21. A method of operating a power boat when floating in a body of water, the power boat being of the class propelled by a propulsion unit including a screw propeller having an outside diameter not greater than about 20 inches which is driven at speeds up to about 9000 revolutions per minute by a prime mover carried by the boat, comprising providing as the screw propeller for the said propulsion unit a propeller having a plurality of blades and an effective outside diameter when rotating and measured at the rotating blade tips varying between about four inches and twenty inches, the said blades when measured a substantial distance from the hub of the propeller having a maximum thickness varying from approximately 3/8 inch for a four inch propeller to about one inch for a twenty inch propeller, the said blades having a desired initial pitch of about 8 to 30 degrees and the propeller being so constructed and designed whereby it may be immersed in water and driven by the said prime mover at speeds up to about 9,000 revolutions per minute without the blades noticeably losing their said initial pitch, the propeller being constructed from cast iron characterized by rounded graphite in a matrix structure selected from the group consisting of a ferritic matrix, pearlitic matrix, acicular matrix and admixtures thereof, and the said cast iron having a composition consisting essentially of 2.0 to 4.5% carbon, 0.75 to 4.0% silicon, up to 2.0% manganese, up to 0.30% sulfur, up to 0.30% phosphorus, up to 0.12% magnesium, up to 1.0% chromium, up to 5.0% nickel, up to 2.0% copper, up to 1.00% molybdenum, up to 0.50% vanadium, up to 0.05% titanium, up to 0.30% tin, up to 0.03% rare earths, up to 0.30% bismuth, up to 0.004% boron, up to 0.004% tellurium, and the balance iron and residuals, providing means for raising and lowering the said propeller whereby the propeller may be lowered into the water and raised from the water, the said propeller normally being raised out of the water when the propulsion unit is not in use, lowering the said propeller into the water and maintaining the propeller submerged therein at an effective depth while the propulsion unit is in use to propel the boat, and raising the said propeller out of the water when the propulsion unit is not in use to propel the boat for an extended period of time.

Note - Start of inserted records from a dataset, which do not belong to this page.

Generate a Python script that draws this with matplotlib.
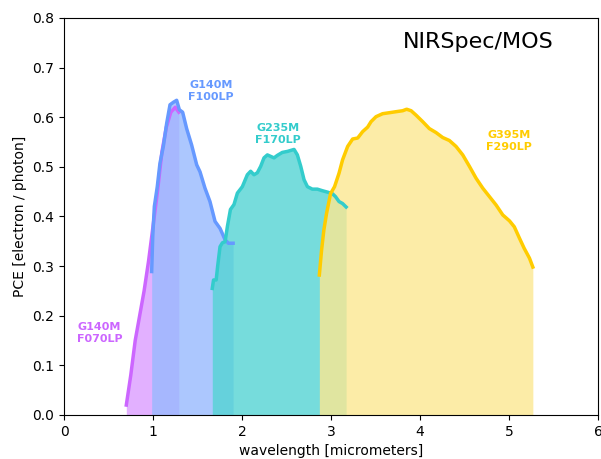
import matplotlib
matplotlib.use("Agg")
import matplotlib.pyplot as plt
import numpy as np

# G140M / F070LP
wl_f070 = [0.70, 0.75, 0.80, 0.85, 0.90, 0.95, 1.00, 1.05, 1.10, 1.15, 1.20, 1.25, 1.29]
pce_f070 = [0.02, 0.08, 0.15, 0.20, 0.25, 0.31, 0.38, 0.45, 0.53, 0.58, 0.61, 0.62, 0.61]

# G140M / F100LP
wl_f100 = [0.985, 0.997, 1.015, 1.048, 1.078, 1.116, 1.154, 1.191, 1.229, 1.266, 1.296,
           1.333, 1.378, 1.434, 1.491, 1.528, 1.584, 1.640, 1.697, 1.753, 1.81, 1.847, 1.90]
pce_f100 = [0.289, 0.36, 0.42, 0.46, 0.507, 0.541, 0.588, 0.625, 0.630, 0.634, 0.615,
            0.61, 0.577, 0.544, 0.504, 0.490, 0.457, 0.430, 0.390, 0.376, 0.353, 0.346, 0.346]

# G235M / F170LP
wl_f170 = [1.666, 1.68, 1.71, 1.726, 1.753, 1.78, 1.81, 1.836, 1.87, 1.91, 1.948, 2.004,
           2.06, 2.097, 2.135, 2.172, 2.21, 2.247, 2.285, 2.322, 2.36, 2.397, 2.453, 2.51,
           2.585, 2.622, 2.66, 2.697, 2.735, 2.79, 2.847, 2.90, 2.96, 3.015, 3.05, 3.09,
           3.13, 3.17]
pce_f170 = [0.255, 0.272, 0.272, 0.299, 0.339, 0.347, 0.349, 0.380, 0.414, 0.424, 0.447,
            0.46, 0.484, 0.491, 0.484, 0.488, 0.501, 0.518, 0.524, 0.521, 0.518, 0.523,
            0.529, 0.531, 0.535, 0.524, 0.501, 0.474, 0.46, 0.455, 0.455, 0.452, 0.449,
            0.446, 0.44, 0.43, 0.426, 0.419]

# G395M / F290LP
wl_f290 = [2.869, 2.894, 2.92, 2.95, 2.995, 3.04, 3.09, 3.13, 3.187, 3.243, 3.30, 3.356,
           3.412, 3.45, 3.506, 3.58, 3.656, 3.73, 3.806, 3.85, 3.90, 3.956, 4.03, 4.105,
           4.18, 4.255, 4.33, 4.405, 4.48, 4.555, 4.63, 4.705, 4.78, 4.855, 4.93, 5.006,
           5.06, 5.118, 5.17, 5.23, 5.268]
pce_f290 = [0.282, 0.332, 0.373, 0.406, 0.446, 0.46, 0.487, 0.514, 0.541, 0.556, 0.558,
            0.571, 0.580, 0.591, 0.601, 0.607, 0.609, 0.611, 0.613, 0.616, 0.613, 0.604,
            0.591, 0.577, 0.569, 0.559, 0.553, 0.541, 0.524, 0.501, 0.477, 0.457, 0.440,
            0.423, 0.403, 0.391, 0.379, 0.356, 0.336, 0.316, 0.298]

series = [
    (wl_f070, pce_f070, "#cc66ff", "#db9cff", "G140M\nF070LP", (0.40, 0.165)),
    (wl_f100, pce_f100, "#6699ff", "#98bafe", "G140M\nF100LP", (1.65, 0.653)),
    (wl_f170, pce_f170, "#33cccc", "#54d4d4", "G235M\nF170LP", (2.40, 0.567)),
    (wl_f290, pce_f290, "#ffcc00", "#fce891", "G395M\nF290LP", (5.00, 0.552)),
]

fig = plt.figure(figsize=(6.01, 4.59), dpi=100)
ax = fig.add_axes([0.1065, 0.0959, 0.8885, 0.8651])

for i, (x, y, lc, fc, lab, pos) in enumerate(series):
    ax.fill_between(x, 0, y, color=fc, alpha=0.8, linewidth=0, zorder=1 + i * 0.1)
for i, (x, y, lc, fc, lab, pos) in enumerate(series):
    ax.plot(x, y, color=lc, linewidth=2.5, zorder=3 + i * 0.1)
    ax.text(pos[0], pos[1], lab, color=lc, fontsize=8, fontweight="bold",
            ha="center", va="center", linespacing=1.25)

ax.text(4.65, 0.752, "NIRSpec/MOS", fontsize=16, ha="center", va="center")

ax.set_xlim(0, 6)
ax.set_ylim(0, 0.8)
ax.set_xlabel("wavelength [micrometers]", labelpad=4)
ax.set_ylabel("PCE [electron / photon]")

fig.savefig("out.png", dpi=100)
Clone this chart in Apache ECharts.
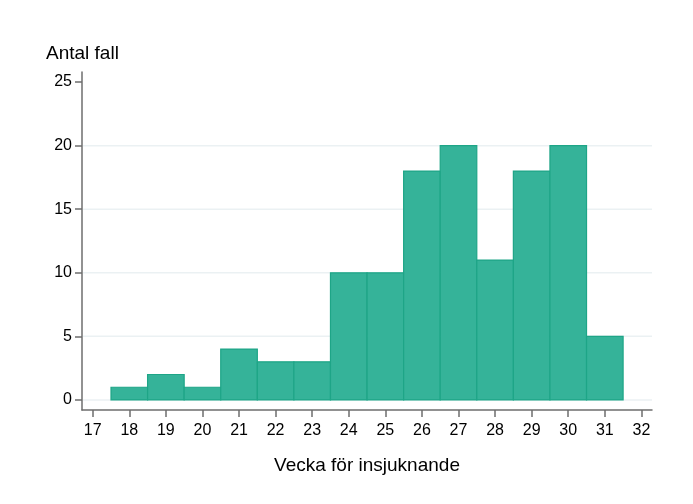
<!DOCTYPE html>
<html><head><meta charset="utf-8">
<script src="https://cdn.jsdelivr.net/npm/echarts@6/dist/echarts.min.js"></script>
<style>html,body{margin:0;padding:0;background:#fff}#c{width:693px;height:504px}</style>
</head><body><div id="c"></div>
<script>
const weeks = [18,19,20,21,22,23,24,25,26,27,28,29,30,31];
const cases = [1,2,1,4,3,3,10,10,18,20,11,18,20,5];
const xTicks = [17,18,19,20,21,22,23,24,25,26,27,28,29,30,31,32];
const yTicks = [0,5,10,15,20,25];
const gridValues = [0,5,10,15,20];
const yTitle = 'Antal fall';
const xTitle = 'Vecka för insjuknande';

const font = 'Liberation Sans, Arial, sans-serif';
const X_MIN = 16.707, X_MAX = 32.29;
const chart = echarts.init(document.getElementById('c'), null, {renderer:'canvas'});
const data = weeks.map((w,i)=>[w,cases[i]]);
chart.setOption({
  animation:false,
  title:{text:yTitle,left:46,top:44,padding:0,textStyle:{fontFamily:font,fontSize:19,fontWeight:'normal',color:'#000'}},
  grid:{left:82,right:41,top:72,bottom:94,containLabel:false},
  xAxis:{type:'value',min:X_MIN,max:X_MAX,
    name:xTitle,nameLocation:'middle',nameGap:46,
    nameTextStyle:{fontFamily:font,fontSize:19,color:'#000'},
    axisLine:{show:true,onZero:false,lineStyle:{color:'#6e6e6e',width:1.5}},
    axisTick:{show:true,customValues:xTicks,length:7,lineStyle:{color:'#6e6e6e',width:1.5}},
    axisLabel:{customValues:xTicks,fontFamily:font,fontSize:16,color:'#000',margin:13},
    splitLine:{show:false}},
  yAxis:{type:'value',min:-0.79,max:25.79,
    axisLine:{show:true,onZero:false,lineStyle:{color:'#6e6e6e',width:1.5}},
    axisTick:{show:true,customValues:yTicks,length:7,lineStyle:{color:'#6e6e6e',width:1.5}},
    axisLabel:{customValues:yTicks,fontFamily:font,fontSize:16,color:'#000',margin:10},
    splitLine:{show:false}},
  series:[
    {type:'custom',z:1,silent:true,data:gridValues.map(v=>[v]),
     renderItem:function(params,api){
       const v=api.value(0);
       const a=api.coord([X_MIN,v]), b=api.coord([X_MAX,v]);
       return {type:'line',shape:{x1:a[0]+1,y1:a[1],x2:b[0],y2:b[1]},
         style:{stroke:'#ebf1f3',lineWidth:1.5}};
     }},
    {type:'custom',z:2,data:data,
     renderItem:function(params,api){
       const x=api.value(0), y=api.value(1);
       const p1=api.coord([x-0.5,y]); const p2=api.coord([x+0.5,0]);
       return {type:'rect',shape:{x:p1[0],y:p1[1],width:p2[0]-p1[0],height:p2[1]-p1[1]},
         style:{fill:'#35b399',stroke:'#1ea587',lineWidth:1.2}};
     }}
  ]
});
</script></body></html>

22. The method of claim 21 wherein the said screw propeller for the propulsion unit has an outside diameter not greater than about 14 inches and the propeller is in the as cast condition.

23. The method of claim 21 wherein the said screw propeller for the propulsion unit is constructed from spheroidal cast iron with a ferritic matrix, pearlitic matrix or ferritic-pearlitic matrix structure, and the said spheroidal cast iron has a composition consisting essentially of 2.0 to 4.5% carbon, 1.5 to 4.0% silicon, up to 1.00% manganese, up to 0.02% sulfur, up to 0.10% phosphorus, up to 0.12% magnesium, up to 0.15% chromium, up to 3.5% nickel, up to 2.0% copper, up to 0.15% tin, up to 0.03% rare earths, and the balance iron and residuals.

24. The method of claim 23 wherein the said screw propeller for the propulsion unit has an outside diameter not greater than about 14 inches and the propeller is in the as cast condition.

25. The method of claim 24 wherein the said screw propeller for the propulsion is constructed from spheroidal cast iron with an acicular iron matrix structure in the as cast condition, and the said spheroidal cast iron has a composition consisting essentially of 2.0 to 4.0% carbon, 1.0 to 3.0% silicon, up to 1.00% manganese, up to 0.02% sulfur, up to 0.10% phosphorus, up to 0.12% magnesium, 2.5 to 4.5% nickel, up to 0.75% chromium, up to 1.00% molybdenum, up to 0.50% vanadium, up to 0.03% rare earths, and the balance iron and residuals.